Total revenues in Q4 2025 rose 7 per cent, and provisions for credit losses dropped by 6 per cent on the same quarter a year earlier, the Frankfurt-listed bank said. Noninterest costs fell 15 per cent year-on-year to €5.304 billion. For all of 2025, net revenues rose 7 per cent to €32.1 billion, matching Deutsche’s ambitions.
The cost/income ratio was 64 per cent, meeting the bank’s target of holding below 65 per cent and falling from 76 per cent in 2024.
The German bank, one of Europe’s largest, logged net inflows of €78 billion last year, with assets under management in its private bank and asset management arm rising by €124 billion.
At the end of December, the bank’s Common Equity Tier 1 ratio was 14.2 per cent, up from 13.8 per cent at the end of 2024.
Private bank
In 2025, the private bank made a pre-tax profit of €2.3 billion, rising 95 per cent on a year before. Return on tangible equity more than doubled to 10.5 per cent from 5.1 per cent; the cost/income ratio was 70 per cent, narrowing from 78 per cent. Net revenues were €9.7 billion, rising 3 per cent. Assets under management rose €51 billion from the end of 2024, reaching €685 billion and helped by €27 billion of net new money.
In Q4, net private bank revenues rose 3 per cent to €2.4 billion on a year before, the bank said.

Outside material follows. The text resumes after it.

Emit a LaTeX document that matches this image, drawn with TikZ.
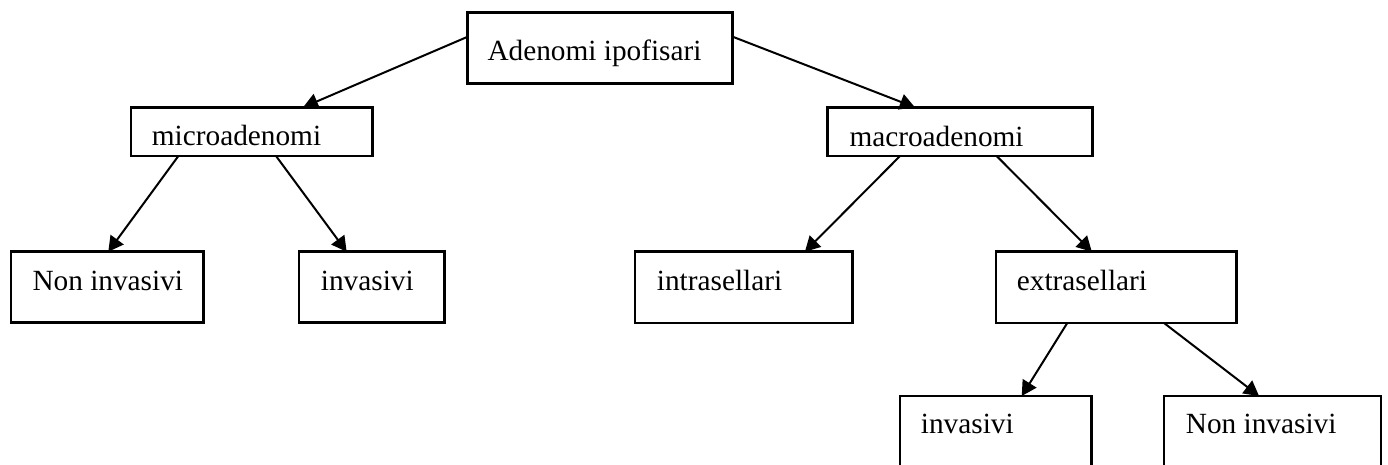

“2025 was a year of delivery for Deutsche Bank. We hit our RoTE target of above 10 per cent, both group-wide and across all our businesses. We sustained revenue momentum and business growth in line with our ambitions. We maintained cost discipline and used operational efficiencies to self-fund further investments while meeting our cost targets,” James von Moltke, chief financial officer, said. “Capital management enabled us both to strengthen our capital ratio and grow our distributions to shareholders.”